5. The Dodgers. With the star power of Joe Torre and Manny Ramirez the team has been hot since August and looks destined for the divisional round. Can they make it out? Does Torre really deserve the credit if they win 84 games and get bounced in the first round? Should be a very interesting offseason no matter how they finish for Ned Coletti, Frank McCourt and the blue crew.
4. The races. Will the Mets collapse again? What will the Mets look like next spring if they do? Can the Rays hold off the Red Sox? Does the NL West winner get more than 85 wins? Can the Twins make it back to the playoffs? Who gets the best record in the AL and secures that home field?
3. The hardware. Who will take home the awards from the regular season? Ryan Howard has hit 45 home runs for the 3rd year in a row and despite his paltry .250 average and 200 strikeouts his impact has been remarkable over the last 6 weeks. If the Indians finish around .500 doesnt Cliff Lee deserve MVP consideration? If A-Rod can win it for the last place Rangers then what about Lee? Cleveland loses 100 games without him.
2. The NL Central. The Brewers fired their manager and the Astros have been in a post-Ike tailspin. The Brew-Crew hasn't been to the playoffs in my lifetime and the Astros were on fire until a hurricane tore up Houston and their home series against the Cubs.

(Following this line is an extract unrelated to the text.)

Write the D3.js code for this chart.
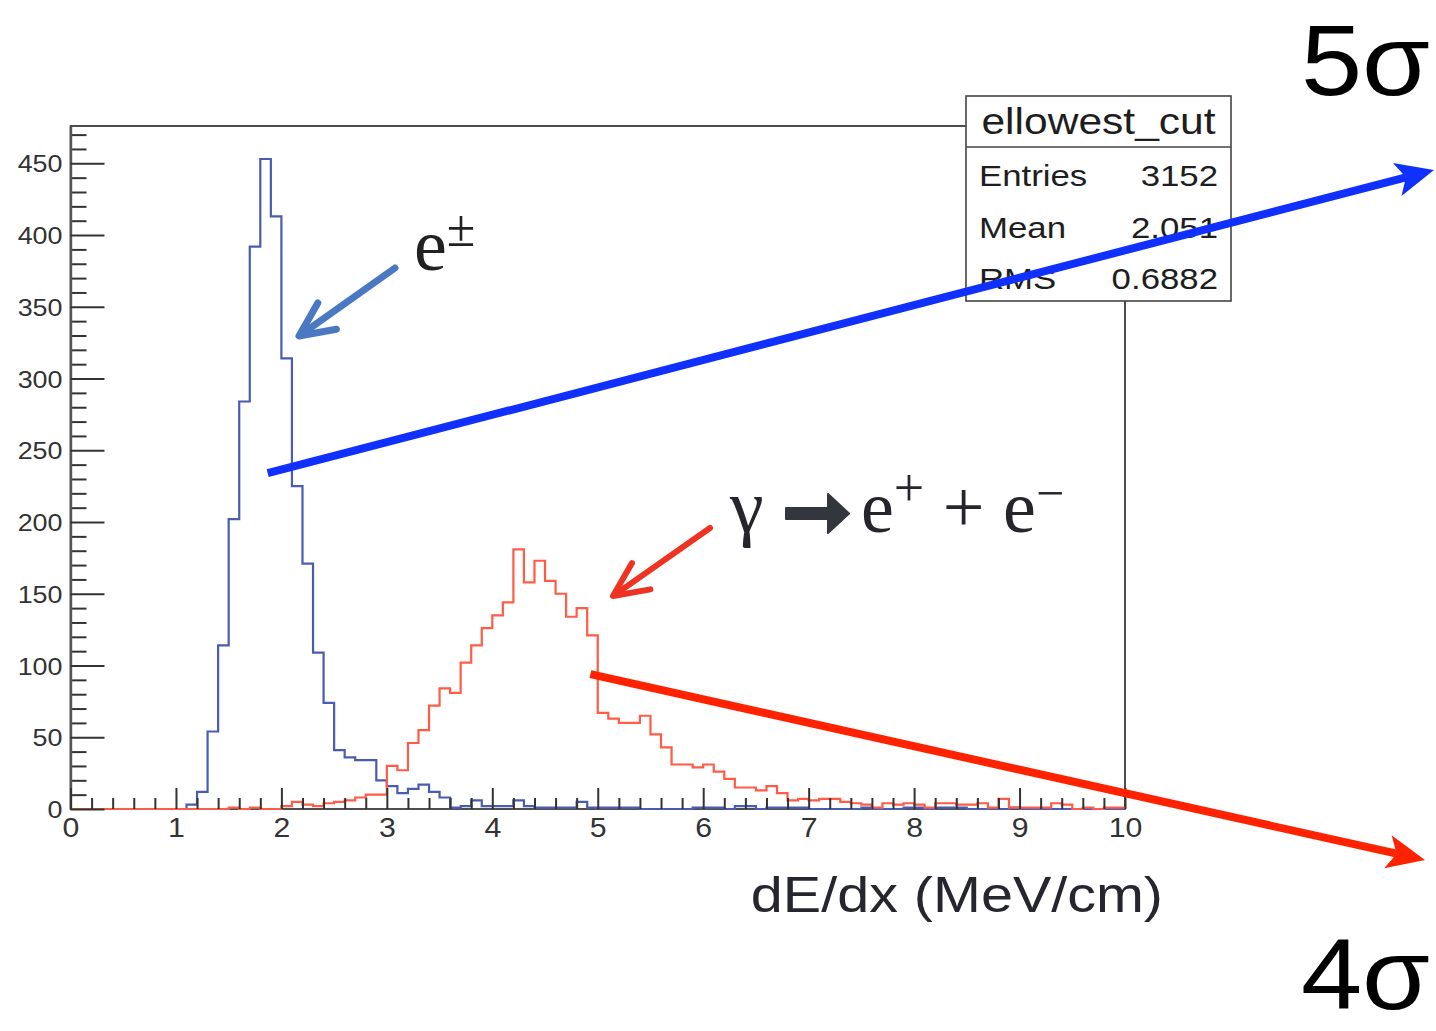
<!DOCTYPE html>
<html>
<head>
<meta charset="utf-8">
<script src="https://cdn.jsdelivr.net/npm/d3@7"></script>
<style>
  html, body { margin: 0; padding: 0; background: #ffffff; }
  svg { display: block; }
</style>
</head>
<body>
<svg id="chart" width="1436" height="1031"></svg>
<script>
// dE/dx spectra, 100 bins of 0.1 MeV/cm between 0 and 10
const binLow = 0;
const binWidth = 0.1;

// e± candidates (bin contents)
const electronCounts = [
  0, 0, 0, 0, 0, 0, 0, 0, 0, 0,
  0, 3, 12, 54, 114, 202, 284, 392, 453, 413,
  314, 225, 171, 109, 74, 41, 36, 34, 34, 20,
  16, 11, 14, 17, 12, 8, 1, 2, 6, 2,
  2, 2, 6, 2, 1, 1, 1, 1, 5, 1,
  1, 1, 1, 1, 0, 0, 0, 0, 0, 1,
  1, 1, 0, 2, 2, 0, 1, 1, 1, 1,
  0, 0, 0, 0, 0, 1, 0, 0, 0, 1,
  1, 0, 1, 1, 1, 0, 0, 0, 0, 1,
  0, 0, 0, 0, 0, 0, 0, 0, 0, 0
];

// photon conversions gamma -> e+ e- (bin contents)
const conversionCounts = [
  0, 0, 0, 0, 0, 0, 0, 0, 0, 0,
  0, 0, 0, 0, 0, 1, 0, 1, 0, 0,
  2, 5, 3, 2, 4, 5, 6, 8, 10, 10,
  30, 27, 46, 55, 72, 84, 81, 102, 114, 126,
  135, 144, 181, 158, 173, 159, 150, 134, 140, 121,
  67, 63, 60, 60, 65, 52, 43, 31, 31, 29,
  31, 26, 21, 15, 15, 13, 16, 11, 6, 7,
  6, 7, 7, 5, 4, 3, 1, 4, 3, 4,
  3, 1, 4, 4, 3, 3, 4, 1, 7, 1,
  1, 1, 1, 4, 3, 0, 1, 0, 1, 1
];

const xMajorTicks = [0, 1, 2, 3, 4, 5, 6, 7, 8, 9, 10];
const yMajorTicks = [0, 50, 100, 150, 200, 250, 300, 350, 400, 450];
const xAxisTitle = "dE/dx (MeV/cm)";

const statsTitle = "ellowest_cut";
const statsNames = ["Entries", "Mean", "RMS"];
const statsValues = ["3152", "2.051", "0.6882"];

const sansFont = "'Liberation Sans', Arial, Helvetica, sans-serif";
const serifFont = "'Liberation Serif', 'Times New Roman', serif";

const svg = d3.select("#chart");

const frame = { left: 70.5, right: 1125, top: 126, bottom: 809 };
const x = d3.scaleLinear().domain([0, 10]).range([frame.left, frame.right]);
const y = d3.scaleLinear().domain([0, 476]).range([frame.bottom, frame.top]);

// soft filter for the faint marks under the axis title
const defs = svg.append("defs");
defs.append("filter").attr("id", "soft")
  .append("feGaussianBlur").attr("stdDeviation", 1.4);

// horizontally widened text, as the canvas was stretched
function wideText(parent, px, py, str, size, sx, anchor, opts = {}) {
  const g = parent.append("g").attr("transform", `translate(${px},${py}) scale(${sx},1)`);
  return g.append("text")
    .attr("x", 0).attr("y", 0)
    .attr("text-anchor", anchor)
    .attr("font-family", opts.family || sansFont)
    .attr("font-size", size)
    .attr("fill", opts.fill || "#222")
    .text(str);
}

// ---------- frame ----------
svg.append("rect")
  .attr("x", frame.left).attr("y", frame.top)
  .attr("width", frame.right - frame.left)
  .attr("height", frame.bottom - frame.top)
  .attr("fill", "none")
  .attr("stroke", "#222")
  .attr("stroke-width", 1.6);

// ---------- histograms ----------
function stepPoints(counts) {
  const pts = counts.map((c, i) => [binLow + i * binWidth, c]);
  pts.push([binLow + counts.length * binWidth, counts[counts.length - 1]]);
  return pts;
}
const stepLine = d3.line()
  .x(d => x(d[0]))
  .y(d => y(d[1]))
  .curve(d3.curveStepAfter);

svg.append("path")
  .datum(stepPoints(electronCounts))
  .attr("d", stepLine)
  .attr("fill", "none")
  .attr("stroke", "#4a5cb2")
  .attr("stroke-width", 2.2);

svg.append("path")
  .datum(stepPoints(conversionCounts))
  .attr("d", stepLine)
  .attr("fill", "none")
  .attr("stroke", "#ff5b46")
  .attr("stroke-width", 2.2);

// ---------- axes ----------
const axisColor = "#333";

// y axis: major ticks every 50, minor every 10, all pointing inward
const yMinor = d3.range(0, 476, 10).filter(v => v % 50 !== 0);
const yMinorG = svg.append("g").attr("transform", `translate(${frame.left},0)`)
  .call(d3.axisLeft(y).tickValues(yMinor).tickSizeInner(-16).tickSizeOuter(0).tickFormat(""));
yMinorG.select(".domain").remove();

const yAxisG = svg.append("g").attr("transform", `translate(${frame.left},0)`)
  .call(d3.axisLeft(y).tickValues(yMajorTicks).tickSizeInner(-34).tickSizeOuter(0).tickPadding(8));
yAxisG.select(".domain").attr("stroke", "#555").attr("stroke-width", 2.4);

[yMinorG, yAxisG].forEach(g => g.selectAll(".tick line").attr("stroke", axisColor).attr("stroke-width", 2));
yAxisG.selectAll(".tick text")
  .attr("font-family", sansFont)
  .attr("font-size", 24)
  .attr("fill", "#333")
  .attr("dy", "0.36em")
  .attr("x", -8 / 1.12)
  .attr("transform", "scale(1.12,1)");

// x axis: major ticks at integers, minor every 0.2
const xMinor = d3.range(1, 50).map(v => v * 0.2).filter(v => Math.abs(v - Math.round(v)) > 1e-6);
const xMinorG = svg.append("g").attr("transform", `translate(0,${frame.bottom})`)
  .call(d3.axisBottom(x).tickValues(xMinor).tickSizeInner(-11).tickSizeOuter(0).tickFormat(""));
xMinorG.select(".domain").remove();

const xAxisG = svg.append("g").attr("transform", `translate(0,${frame.bottom})`)
  .call(d3.axisBottom(x).tickValues(xMajorTicks).tickSizeInner(-21).tickSizeOuter(0).tickPadding(8).tickFormat(d3.format("d")));
xAxisG.select(".domain").remove();
[xMinorG, xAxisG].forEach(g => g.selectAll(".tick line").attr("stroke", axisColor).attr("stroke-width", 2));
xAxisG.selectAll(".tick text")
  .attr("font-family", sansFont)
  .attr("font-size", 28)
  .attr("fill", "#333")
  .attr("transform", "scale(1.08,1)");

// axis title
wideText(svg, 1163, 912, xAxisTitle, 50, 1.15, "end", { fill: "#26262e" });

// faint remnants below the axis
const faintMarks = [[122, 140], [145, 156], [165, 176], [330, 348], [355, 364], [372, 382]];
svg.append("g").attr("filter", "url(#soft)")
  .selectAll("line").data(faintMarks).join("line")
  .attr("x1", d => d[0]).attr("x2", d => d[1])
  .attr("y1", 930).attr("y2", 930)
  .attr("stroke", "#9a9a9a")
  .attr("stroke-width", 3);

// ---------- statistics box ----------
const box = { x: 966, y: 96, w: 265, h: 205, sep: 147 };
const statsG = svg.append("g");
statsG.append("rect")
  .attr("x", box.x).attr("y", box.y).attr("width", box.w).attr("height", box.h)
  .attr("fill", "#fff").attr("stroke", "#444").attr("stroke-width", 1.6);
statsG.append("line")
  .attr("x1", box.x).attr("x2", box.x + box.w)
  .attr("y1", box.sep).attr("y2", box.sep)
  .attr("stroke", "#444").attr("stroke-width", 1.4);
wideText(statsG, box.x + box.w / 2, 134, statsTitle, 37, 1.15, "middle", { fill: "#1e1e1e" });
statsNames.forEach((name, i) => {
  const base = 186 + i * 51.5;
  wideText(statsG, 979, base, name, 30, 1.16, "start", { fill: "#1e1e1e" });
  wideText(statsG, 1218, base, statsValues[i], 30, 1.16, "end", { fill: "#1e1e1e" });
});

// ---------- annotations ----------
function chevronArrow(x1, y1, x2, y2, color, width, barbLen, barbDeg) {
  const ang = Math.atan2(y1 - y2, x1 - x2);
  const a = barbDeg * Math.PI / 180;
  const b1 = [x2 + barbLen * Math.cos(ang - a), y2 + barbLen * Math.sin(ang - a)];
  const b2 = [x2 + barbLen * Math.cos(ang + a), y2 + barbLen * Math.sin(ang + a)];
  const g = svg.append("g").attr("stroke", color).attr("stroke-width", width)
    .attr("stroke-linecap", "round").attr("stroke-linejoin", "round").attr("fill", "none");
  g.append("line").attr("x1", x1).attr("y1", y1).attr("x2", x2 + 2 * Math.cos(ang)).attr("y2", y2 + 2 * Math.sin(ang));
  g.append("polyline").attr("points", [b1, [x2, y2], b2].map(p => p.join(",")).join(" "));
}

function bigArrow(x1, y1, x2, y2, color, width, headLen, headHalf, notch) {
  const ang = Math.atan2(y2 - y1, x2 - x1);
  const ux = Math.cos(ang), uy = Math.sin(ang);
  const nx = -uy, ny = ux;
  const bx = x2 - headLen * ux, by = y2 - headLen * uy;
  const notchX = bx + notch * ux, notchY = by + notch * uy;
  svg.append("line")
    .attr("x1", x1).attr("y1", y1).attr("x2", notchX).attr("y2", notchY)
    .attr("stroke", color).attr("stroke-width", width);
  svg.append("polygon")
    .attr("points", [
      [x2, y2],
      [bx + headHalf * nx, by + headHalf * ny],
      [notchX, notchY],
      [bx - headHalf * nx, by - headHalf * ny]
    ].map(p => p.join(",")).join(" "))
    .attr("fill", color);
}

// e± label and pointer
chevronArrow(395, 268, 299, 336, "#4a78c2", 7, 38, 25);
const ePm = svg.append("text")
  .attr("x", 414).attr("y", 270)
  .attr("font-family", serifFont).attr("font-size", 74).attr("fill", "#222");
ePm.append("tspan").text("e");
ePm.append("tspan").attr("font-size", 52).attr("dy", -24).text("±");

// conversion label and pointer
chevronArrow(710, 528, 613, 596, "#ee3322", 6, 38, 25);
const labelColor = "#25252b";
svg.append("text")
  .attr("x", 730).attr("y", 532)
  .attr("font-family", serifFont).attr("font-size", 76).attr("fill", labelColor)
  .text("γ");
// bold reaction arrow
svg.append("path")
  .attr("d", "M786,508 L828,508 L828,494 L849,513.5 L828,533 L828,519 L786,519 Z")
  .attr("fill", "#34363e").attr("stroke", "#34363e").attr("stroke-width", 2)
  .attr("stroke-linejoin", "round");
const rhs = svg.append("text")
  .attr("x", 861).attr("y", 532)
  .attr("font-family", serifFont).attr("font-size", 74).attr("fill", labelColor);
rhs.append("tspan").text("e");
rhs.append("tspan").attr("font-size", 54).attr("dy", -26).text("+");
rhs.append("tspan").attr("dy", 26).text(" + e");
rhs.append("tspan").attr("font-size", 50).attr("dy", -22).text("−");

// 5σ / 4σ separation arrows
bigArrow(x(1.87), y(234), 1434, 170, "#1030ff", 8, 38, 17, 9);
bigArrow(x(4.93), y(94), 1425, 860, "#ff2200", 8, 38, 17, 9);

wideText(svg, 1430, 95, "5σ", 100, 1.1, "end", { fill: "#000" });
wideText(svg, 1430, 1009, "4σ", 100, 1.1, "end", { fill: "#000" });
</script>
</body>
</html>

There are much more important things than baseball but it looks as though the storm is taking its toll on the team as well.
1. The Cubbies. It's been a century since the North-siders captured baseball's biggest crown by beating Ty Cobb and the Tigers in the 1908 fall classic. The "lovable losers" are in ownership flux but have been one of the game's biggest spenders the last few offseasons and are knocking on the doorstep. The scene in Chicago following a Cubs championship could make a European soccer celebration look tame by comparison.